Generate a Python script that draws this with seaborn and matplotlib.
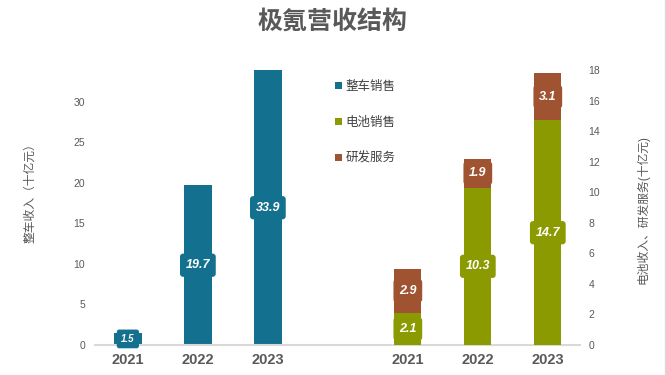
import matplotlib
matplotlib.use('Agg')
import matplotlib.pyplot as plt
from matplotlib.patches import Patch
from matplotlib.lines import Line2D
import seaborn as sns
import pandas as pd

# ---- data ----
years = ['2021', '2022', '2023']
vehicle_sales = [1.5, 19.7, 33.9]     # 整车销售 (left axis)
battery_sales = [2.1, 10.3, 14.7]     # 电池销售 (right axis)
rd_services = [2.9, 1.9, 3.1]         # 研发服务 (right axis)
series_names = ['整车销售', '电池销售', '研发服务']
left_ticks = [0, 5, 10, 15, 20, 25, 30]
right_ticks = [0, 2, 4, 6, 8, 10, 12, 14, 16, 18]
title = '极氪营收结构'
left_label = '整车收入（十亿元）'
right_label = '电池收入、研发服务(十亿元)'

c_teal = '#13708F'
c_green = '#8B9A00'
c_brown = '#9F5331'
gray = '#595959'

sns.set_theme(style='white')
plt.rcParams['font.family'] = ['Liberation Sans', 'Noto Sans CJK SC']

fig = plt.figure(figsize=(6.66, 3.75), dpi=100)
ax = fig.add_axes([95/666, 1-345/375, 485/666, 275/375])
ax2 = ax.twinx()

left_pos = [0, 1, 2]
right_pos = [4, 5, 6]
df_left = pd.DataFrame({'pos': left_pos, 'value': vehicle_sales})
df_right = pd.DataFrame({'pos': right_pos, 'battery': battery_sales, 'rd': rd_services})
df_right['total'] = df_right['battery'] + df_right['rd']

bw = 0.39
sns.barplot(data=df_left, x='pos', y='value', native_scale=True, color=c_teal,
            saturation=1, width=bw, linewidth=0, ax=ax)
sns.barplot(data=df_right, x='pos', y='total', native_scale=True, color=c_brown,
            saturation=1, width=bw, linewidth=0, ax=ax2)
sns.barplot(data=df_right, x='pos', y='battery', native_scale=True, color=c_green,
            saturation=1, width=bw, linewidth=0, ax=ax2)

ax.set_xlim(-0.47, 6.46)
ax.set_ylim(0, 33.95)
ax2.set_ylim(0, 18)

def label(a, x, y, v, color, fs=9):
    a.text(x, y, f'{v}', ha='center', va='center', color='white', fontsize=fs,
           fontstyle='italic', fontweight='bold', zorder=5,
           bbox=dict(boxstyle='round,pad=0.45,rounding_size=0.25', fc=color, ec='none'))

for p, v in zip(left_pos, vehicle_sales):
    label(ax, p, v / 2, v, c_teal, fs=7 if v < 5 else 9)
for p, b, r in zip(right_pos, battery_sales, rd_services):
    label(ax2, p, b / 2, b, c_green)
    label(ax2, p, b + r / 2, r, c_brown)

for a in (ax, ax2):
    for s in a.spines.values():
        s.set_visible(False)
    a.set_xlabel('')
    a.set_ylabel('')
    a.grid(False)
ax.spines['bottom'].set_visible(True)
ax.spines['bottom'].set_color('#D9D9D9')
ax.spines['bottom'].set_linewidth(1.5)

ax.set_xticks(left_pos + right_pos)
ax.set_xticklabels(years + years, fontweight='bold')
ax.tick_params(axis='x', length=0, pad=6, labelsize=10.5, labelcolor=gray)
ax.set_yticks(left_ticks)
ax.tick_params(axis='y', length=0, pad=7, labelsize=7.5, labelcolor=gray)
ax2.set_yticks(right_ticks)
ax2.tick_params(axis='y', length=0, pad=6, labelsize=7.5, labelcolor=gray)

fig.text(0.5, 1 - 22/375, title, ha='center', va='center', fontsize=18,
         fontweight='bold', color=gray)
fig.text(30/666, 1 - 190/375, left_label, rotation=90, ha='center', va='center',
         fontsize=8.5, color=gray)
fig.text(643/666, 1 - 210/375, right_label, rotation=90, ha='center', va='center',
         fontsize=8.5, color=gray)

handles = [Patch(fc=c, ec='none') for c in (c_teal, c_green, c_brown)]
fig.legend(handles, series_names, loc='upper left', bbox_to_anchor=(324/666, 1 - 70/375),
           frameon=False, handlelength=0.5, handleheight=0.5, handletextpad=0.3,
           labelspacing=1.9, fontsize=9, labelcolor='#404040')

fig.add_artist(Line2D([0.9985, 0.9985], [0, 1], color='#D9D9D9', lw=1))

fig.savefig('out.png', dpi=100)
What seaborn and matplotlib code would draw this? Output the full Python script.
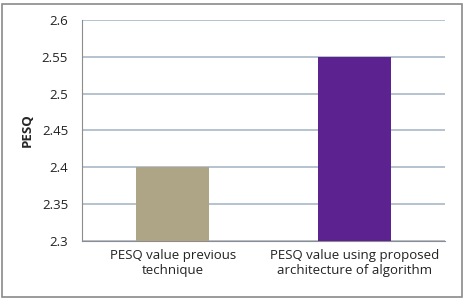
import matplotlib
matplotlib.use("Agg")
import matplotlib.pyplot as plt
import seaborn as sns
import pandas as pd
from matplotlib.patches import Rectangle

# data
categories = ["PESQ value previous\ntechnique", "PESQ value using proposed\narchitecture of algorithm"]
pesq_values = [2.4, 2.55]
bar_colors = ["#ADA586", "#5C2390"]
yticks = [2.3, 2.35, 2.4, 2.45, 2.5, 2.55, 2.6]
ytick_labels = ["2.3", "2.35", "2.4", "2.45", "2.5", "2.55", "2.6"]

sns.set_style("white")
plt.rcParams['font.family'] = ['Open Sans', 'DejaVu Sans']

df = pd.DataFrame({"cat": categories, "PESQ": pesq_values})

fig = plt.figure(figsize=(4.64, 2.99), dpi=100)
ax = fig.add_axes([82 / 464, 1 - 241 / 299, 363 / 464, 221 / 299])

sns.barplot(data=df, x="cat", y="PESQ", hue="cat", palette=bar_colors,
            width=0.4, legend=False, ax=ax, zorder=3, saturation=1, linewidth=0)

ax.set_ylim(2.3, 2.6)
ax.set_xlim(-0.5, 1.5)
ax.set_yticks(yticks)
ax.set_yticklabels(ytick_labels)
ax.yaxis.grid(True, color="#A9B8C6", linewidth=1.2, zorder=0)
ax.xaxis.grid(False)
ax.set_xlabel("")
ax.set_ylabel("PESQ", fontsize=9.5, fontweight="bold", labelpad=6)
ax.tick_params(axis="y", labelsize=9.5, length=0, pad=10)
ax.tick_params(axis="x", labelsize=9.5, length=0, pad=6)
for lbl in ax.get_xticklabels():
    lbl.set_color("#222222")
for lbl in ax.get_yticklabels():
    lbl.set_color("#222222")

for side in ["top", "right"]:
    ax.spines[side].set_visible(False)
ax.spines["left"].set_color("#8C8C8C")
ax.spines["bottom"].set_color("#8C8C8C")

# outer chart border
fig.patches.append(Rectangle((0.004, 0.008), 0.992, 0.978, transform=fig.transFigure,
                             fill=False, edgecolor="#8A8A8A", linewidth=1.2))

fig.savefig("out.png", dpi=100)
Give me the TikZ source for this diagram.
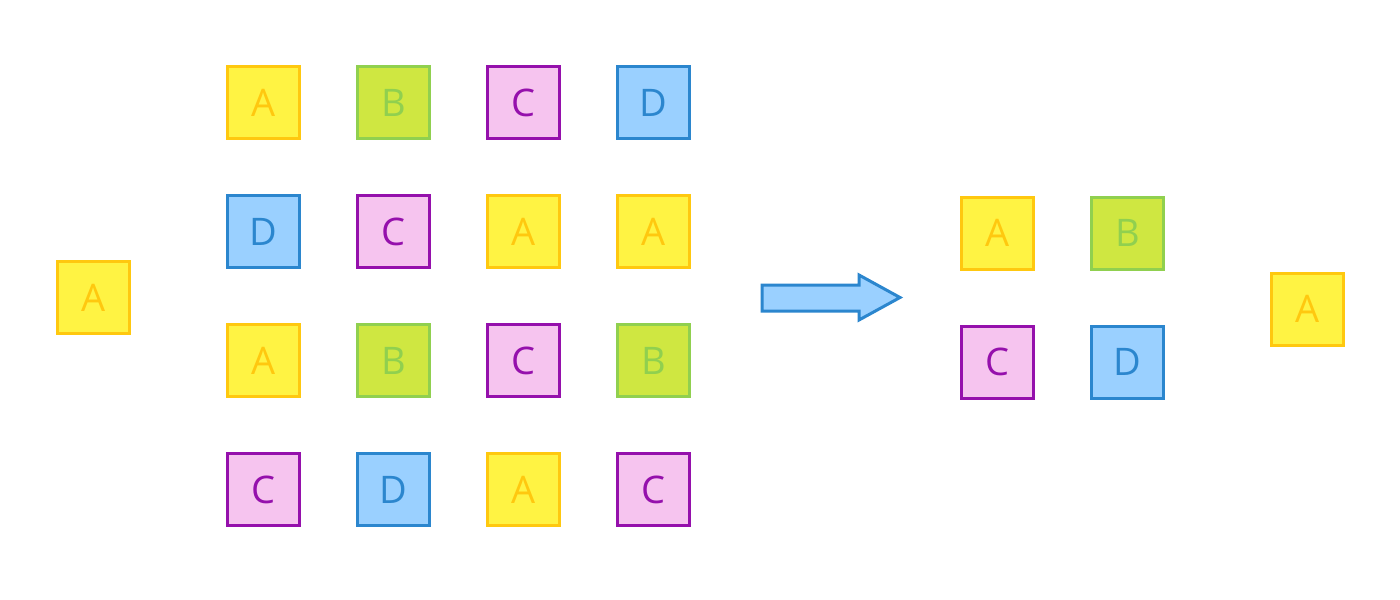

☆ ☆ ☆

__Task directions__
Begin at the first line of the material and copy each line exactly through the one containing "ax2 = ax.twinx()". Omit pictures.

__Output of the exercise__
Generate a Python script that draws this with seaborn and matplotlib.
import matplotlib
matplotlib.use('Agg')
import matplotlib.pyplot as plt
from matplotlib.patches import Patch
from matplotlib.lines import Line2D
import seaborn as sns
import pandas as pd

# ---- data ----
years = ['2021', '2022', '2023']
vehicle_sales = [1.5, 19.7, 33.9]     # 整车销售 (left axis)
battery_sales = [2.1, 10.3, 14.7]     # 电池销售 (right axis)
rd_services = [2.9, 1.9, 3.1]         # 研发服务 (right axis)
series_names = ['整车销售', '电池销售', '研发服务']
left_ticks = [0, 5, 10, 15, 20, 25, 30]
right_ticks = [0, 2, 4, 6, 8, 10, 12, 14, 16, 18]
title = '极氪营收结构'
left_label = '整车收入（十亿元）'
right_label = '电池收入、研发服务(十亿元)'

c_teal = '#13708F'
c_green = '#8B9A00'
c_brown = '#9F5331'
gray = '#595959'

sns.set_theme(style='white')
plt.rcParams['font.family'] = ['Liberation Sans', 'Noto Sans CJK SC']

fig = plt.figure(figsize=(6.66, 3.75), dpi=100)
ax = fig.add_axes([95/666, 1-345/375, 485/666, 275/375])
ax2 = ax.twinx()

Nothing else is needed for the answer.